» Exercise objective: Write out the full listing exactly as given, minus the images.

— START Recorded information —

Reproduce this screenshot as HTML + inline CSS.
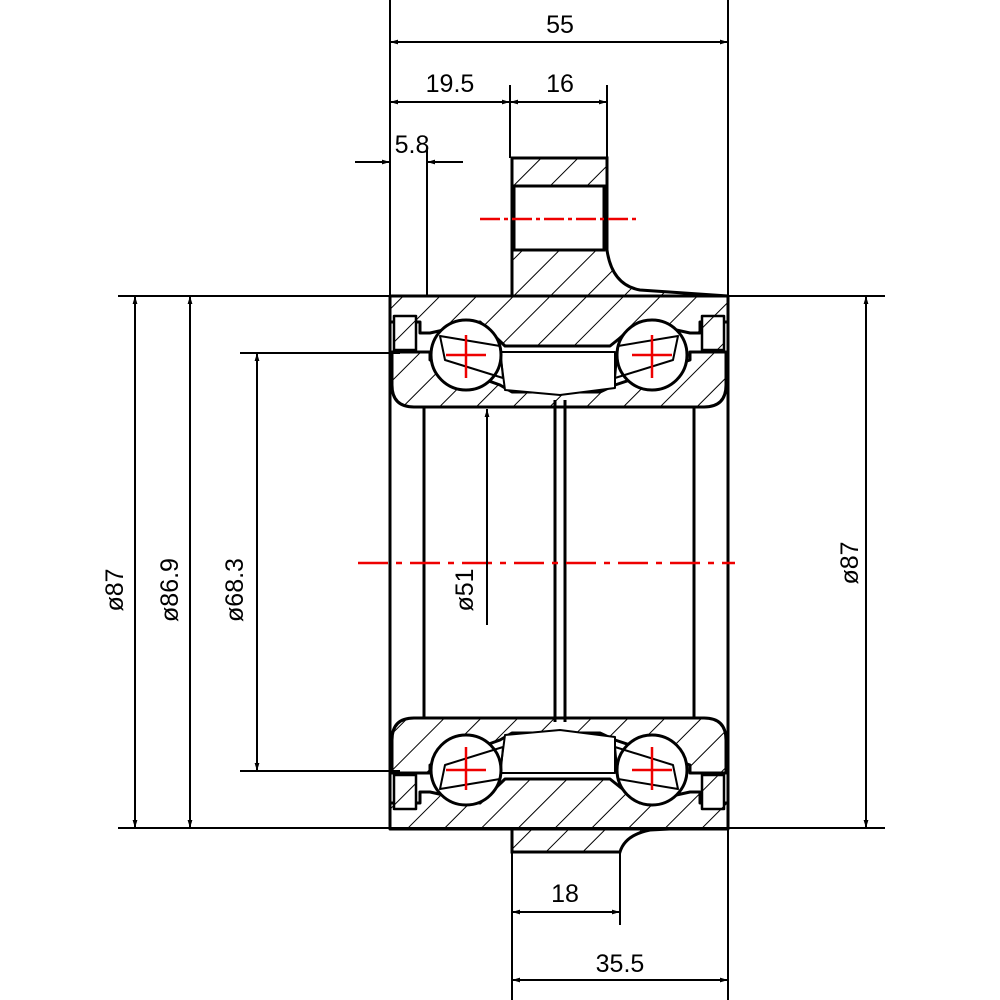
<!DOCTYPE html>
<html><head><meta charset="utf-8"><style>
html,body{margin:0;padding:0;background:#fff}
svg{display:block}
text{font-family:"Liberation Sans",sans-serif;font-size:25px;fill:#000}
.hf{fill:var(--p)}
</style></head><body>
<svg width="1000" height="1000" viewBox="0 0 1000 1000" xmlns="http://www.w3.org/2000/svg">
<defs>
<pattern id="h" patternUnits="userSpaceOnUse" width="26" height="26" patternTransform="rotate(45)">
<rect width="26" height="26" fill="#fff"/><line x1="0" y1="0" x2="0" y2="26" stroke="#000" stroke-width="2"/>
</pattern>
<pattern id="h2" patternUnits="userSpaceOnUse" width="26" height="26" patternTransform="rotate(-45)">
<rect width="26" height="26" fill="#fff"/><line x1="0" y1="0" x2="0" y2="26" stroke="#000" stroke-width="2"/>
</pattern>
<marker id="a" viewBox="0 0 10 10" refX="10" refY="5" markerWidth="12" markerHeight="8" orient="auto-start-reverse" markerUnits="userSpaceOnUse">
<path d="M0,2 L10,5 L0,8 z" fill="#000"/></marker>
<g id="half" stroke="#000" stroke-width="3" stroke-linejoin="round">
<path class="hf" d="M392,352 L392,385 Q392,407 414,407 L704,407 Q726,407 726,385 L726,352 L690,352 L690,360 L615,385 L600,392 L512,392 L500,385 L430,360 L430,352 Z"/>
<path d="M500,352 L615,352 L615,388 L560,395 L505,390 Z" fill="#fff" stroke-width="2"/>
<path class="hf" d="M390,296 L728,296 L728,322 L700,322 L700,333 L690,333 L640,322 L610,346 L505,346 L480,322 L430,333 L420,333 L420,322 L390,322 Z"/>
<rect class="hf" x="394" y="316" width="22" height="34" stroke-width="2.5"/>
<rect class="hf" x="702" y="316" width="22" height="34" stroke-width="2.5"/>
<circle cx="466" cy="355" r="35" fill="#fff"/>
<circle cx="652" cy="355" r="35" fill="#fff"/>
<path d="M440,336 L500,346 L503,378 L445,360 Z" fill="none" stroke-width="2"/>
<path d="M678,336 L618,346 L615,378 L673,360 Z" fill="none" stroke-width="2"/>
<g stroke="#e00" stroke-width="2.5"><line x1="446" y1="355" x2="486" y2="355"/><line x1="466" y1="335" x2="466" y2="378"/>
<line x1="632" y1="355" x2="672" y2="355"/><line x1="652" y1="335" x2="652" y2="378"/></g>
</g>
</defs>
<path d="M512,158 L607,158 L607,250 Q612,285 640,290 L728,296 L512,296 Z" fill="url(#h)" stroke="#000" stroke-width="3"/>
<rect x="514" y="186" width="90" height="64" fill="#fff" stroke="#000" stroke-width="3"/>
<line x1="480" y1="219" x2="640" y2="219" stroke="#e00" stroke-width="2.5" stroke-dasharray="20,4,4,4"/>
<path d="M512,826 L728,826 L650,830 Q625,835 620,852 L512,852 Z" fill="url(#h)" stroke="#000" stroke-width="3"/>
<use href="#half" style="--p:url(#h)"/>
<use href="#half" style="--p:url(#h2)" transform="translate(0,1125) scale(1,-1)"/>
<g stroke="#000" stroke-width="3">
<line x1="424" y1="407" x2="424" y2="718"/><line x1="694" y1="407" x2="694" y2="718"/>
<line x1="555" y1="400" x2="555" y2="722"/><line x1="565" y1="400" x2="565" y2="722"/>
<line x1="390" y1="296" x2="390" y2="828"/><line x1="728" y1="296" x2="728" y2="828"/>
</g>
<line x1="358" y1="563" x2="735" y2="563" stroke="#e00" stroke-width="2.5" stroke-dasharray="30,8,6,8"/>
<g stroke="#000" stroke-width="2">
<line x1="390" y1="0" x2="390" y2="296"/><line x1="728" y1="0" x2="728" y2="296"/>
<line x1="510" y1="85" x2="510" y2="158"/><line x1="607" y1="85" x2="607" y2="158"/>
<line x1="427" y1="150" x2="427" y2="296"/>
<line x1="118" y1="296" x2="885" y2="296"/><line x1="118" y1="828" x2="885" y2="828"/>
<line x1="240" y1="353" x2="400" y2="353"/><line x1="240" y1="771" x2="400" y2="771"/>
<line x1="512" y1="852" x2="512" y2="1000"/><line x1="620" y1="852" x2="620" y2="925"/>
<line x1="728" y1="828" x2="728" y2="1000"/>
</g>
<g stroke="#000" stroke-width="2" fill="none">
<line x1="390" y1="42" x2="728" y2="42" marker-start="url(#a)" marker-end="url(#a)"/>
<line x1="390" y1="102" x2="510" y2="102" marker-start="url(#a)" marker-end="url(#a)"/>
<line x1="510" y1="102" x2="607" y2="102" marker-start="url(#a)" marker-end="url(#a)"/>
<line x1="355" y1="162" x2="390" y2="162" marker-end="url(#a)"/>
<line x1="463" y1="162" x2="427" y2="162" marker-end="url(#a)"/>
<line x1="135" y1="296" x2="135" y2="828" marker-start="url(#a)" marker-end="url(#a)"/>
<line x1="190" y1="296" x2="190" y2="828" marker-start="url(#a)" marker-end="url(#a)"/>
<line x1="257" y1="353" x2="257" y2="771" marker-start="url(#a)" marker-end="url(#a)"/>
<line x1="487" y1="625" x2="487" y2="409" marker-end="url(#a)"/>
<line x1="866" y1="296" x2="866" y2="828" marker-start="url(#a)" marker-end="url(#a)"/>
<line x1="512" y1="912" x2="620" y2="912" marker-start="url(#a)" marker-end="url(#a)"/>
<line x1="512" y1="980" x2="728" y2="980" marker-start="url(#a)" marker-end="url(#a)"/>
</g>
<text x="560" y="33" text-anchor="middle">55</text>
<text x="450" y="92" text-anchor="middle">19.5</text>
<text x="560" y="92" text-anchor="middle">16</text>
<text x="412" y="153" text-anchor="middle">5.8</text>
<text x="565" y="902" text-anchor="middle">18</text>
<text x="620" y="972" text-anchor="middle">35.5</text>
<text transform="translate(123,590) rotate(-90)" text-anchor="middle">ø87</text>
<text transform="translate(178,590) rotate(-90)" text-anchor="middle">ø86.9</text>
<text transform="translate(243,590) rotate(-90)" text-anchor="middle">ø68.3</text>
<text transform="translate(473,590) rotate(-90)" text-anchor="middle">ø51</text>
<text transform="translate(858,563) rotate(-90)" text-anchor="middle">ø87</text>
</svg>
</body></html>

— END Recorded information —

» Written response:
Reproduce this screenshot as HTML + inline CSS.
<!DOCTYPE html>
<html><head><meta charset="utf-8"><style>
html,body{margin:0;padding:0;background:#fff}
svg{display:block}
text{font-family:"Liberation Sans",sans-serif;font-size:25px;fill:#000}
.hf{fill:var(--p)}
</style></head><body>
<svg width="1000" height="1000" viewBox="0 0 1000 1000" xmlns="http://www.w3.org/2000/svg">
<defs>
<pattern id="h" patternUnits="userSpaceOnUse" width="26" height="26" patternTransform="rotate(45)">
<rect width="26" height="26" fill="#fff"/><line x1="0" y1="0" x2="0" y2="26" stroke="#000" stroke-width="2"/>
</pattern>
<pattern id="h2" patternUnits="userSpaceOnUse" width="26" height="26" patternTransform="rotate(-45)">
<rect width="26" height="26" fill="#fff"/><line x1="0" y1="0" x2="0" y2="26" stroke="#000" stroke-width="2"/>
</pattern>
<marker id="a" viewBox="0 0 10 10" refX="10" refY="5" markerWidth="12" markerHeight="8" orient="auto-start-reverse" markerUnits="userSpaceOnUse">
<path d="M0,2 L10,5 L0,8 z" fill="#000"/></marker>
<g id="half" stroke="#000" stroke-width="3" stroke-linejoin="round">
<path class="hf" d="M392,352 L392,385 Q392,407 414,407 L704,407 Q726,407 726,385 L726,352 L690,352 L690,360 L615,385 L600,392 L512,392 L500,385 L430,360 L430,352 Z"/>
<path d="M500,352 L615,352 L615,388 L560,395 L505,390 Z" fill="#fff" stroke-width="2"/>
<path class="hf" d="M390,296 L728,296 L728,322 L700,322 L700,333 L690,333 L640,322 L610,346 L505,346 L480,322 L430,333 L420,333 L420,322 L390,322 Z"/>
<rect class="hf" x="394" y="316" width="22" height="34" stroke-width="2.5"/>
<rect class="hf" x="702" y="316" width="22" height="34" stroke-width="2.5"/>
<circle cx="466" cy="355" r="35" fill="#fff"/>
<circle cx="652" cy="355" r="35" fill="#fff"/>
<path d="M440,336 L500,346 L503,378 L445,360 Z" fill="none" stroke-width="2"/>
<path d="M678,336 L618,346 L615,378 L673,360 Z" fill="none" stroke-width="2"/>
<g stroke="#e00" stroke-width="2.5"><line x1="446" y1="355" x2="486" y2="355"/><line x1="466" y1="335" x2="466" y2="378"/>
<line x1="632" y1="355" x2="672" y2="355"/><line x1="652" y1="335" x2="652" y2="378"/></g>
</g>
</defs>
<path d="M512,158 L607,158 L607,250 Q612,285 640,290 L728,296 L512,296 Z" fill="url(#h)" stroke="#000" stroke-width="3"/>
<rect x="514" y="186" width="90" height="64" fill="#fff" stroke="#000" stroke-width="3"/>
<line x1="480" y1="219" x2="640" y2="219" stroke="#e00" stroke-width="2.5" stroke-dasharray="20,4,4,4"/>
<path d="M512,826 L728,826 L650,830 Q625,835 620,852 L512,852 Z" fill="url(#h)" stroke="#000" stroke-width="3"/>
<use href="#half" style="--p:url(#h)"/>
<use href="#half" style="--p:url(#h2)" transform="translate(0,1125) scale(1,-1)"/>
<g stroke="#000" stroke-width="3">
<line x1="424" y1="407" x2="424" y2="718"/><line x1="694" y1="407" x2="694" y2="718"/>
<line x1="555" y1="400" x2="555" y2="722"/><line x1="565" y1="400" x2="565" y2="722"/>
<line x1="390" y1="296" x2="390" y2="828"/><line x1="728" y1="296" x2="728" y2="828"/>
</g>
<line x1="358" y1="563" x2="735" y2="563" stroke="#e00" stroke-width="2.5" stroke-dasharray="30,8,6,8"/>
<g stroke="#000" stroke-width="2">
<line x1="390" y1="0" x2="390" y2="296"/><line x1="728" y1="0" x2="728" y2="296"/>
<line x1="510" y1="85" x2="510" y2="158"/><line x1="607" y1="85" x2="607" y2="158"/>
<line x1="427" y1="150" x2="427" y2="296"/>
<line x1="118" y1="296" x2="885" y2="296"/><line x1="118" y1="828" x2="885" y2="828"/>
<line x1="240" y1="353" x2="400" y2="353"/><line x1="240" y1="771" x2="400" y2="771"/>
<line x1="512" y1="852" x2="512" y2="1000"/><line x1="620" y1="852" x2="620" y2="925"/>
<line x1="728" y1="828" x2="728" y2="1000"/>
</g>
<g stroke="#000" stroke-width="2" fill="none">
<line x1="390" y1="42" x2="728" y2="42" marker-start="url(#a)" marker-end="url(#a)"/>
<line x1="390" y1="102" x2="510" y2="102" marker-start="url(#a)" marker-end="url(#a)"/>
<line x1="510" y1="102" x2="607" y2="102" marker-start="url(#a)" marker-end="url(#a)"/>
<line x1="355" y1="162" x2="390" y2="162" marker-end="url(#a)"/>
<line x1="463" y1="162" x2="427" y2="162" marker-end="url(#a)"/>
<line x1="135" y1="296" x2="135" y2="828" marker-start="url(#a)" marker-end="url(#a)"/>
<line x1="190" y1="296" x2="190" y2="828" marker-start="url(#a)" marker-end="url(#a)"/>
<line x1="257" y1="353" x2="257" y2="771" marker-start="url(#a)" marker-end="url(#a)"/>
<line x1="487" y1="625" x2="487" y2="409" marker-end="url(#a)"/>
<line x1="866" y1="296" x2="866" y2="828" marker-start="url(#a)" marker-end="url(#a)"/>
<line x1="512" y1="912" x2="620" y2="912" marker-start="url(#a)" marker-end="url(#a)"/>
<line x1="512" y1="980" x2="728" y2="980" marker-start="url(#a)" marker-end="url(#a)"/>
</g>
<text x="560" y="33" text-anchor="middle">55</text>
<text x="450" y="92" text-anchor="middle">19.5</text>
<text x="560" y="92" text-anchor="middle">16</text>
<text x="412" y="153" text-anchor="middle">5.8</text>
<text x="565" y="902" text-anchor="middle">18</text>
<text x="620" y="972" text-anchor="middle">35.5</text>
<text transform="translate(123,590) rotate(-90)" text-anchor="middle">ø87</text>
<text transform="translate(178,590) rotate(-90)" text-anchor="middle">ø86.9</text>
<text transform="translate(243,590) rotate(-90)" text-anchor="middle">ø68.3</text>
<text transform="translate(473,590) rotate(-90)" text-anchor="middle">ø51</text>
<text transform="translate(858,563) rotate(-90)" text-anchor="middle">ø87</text>
</svg>
</body></html>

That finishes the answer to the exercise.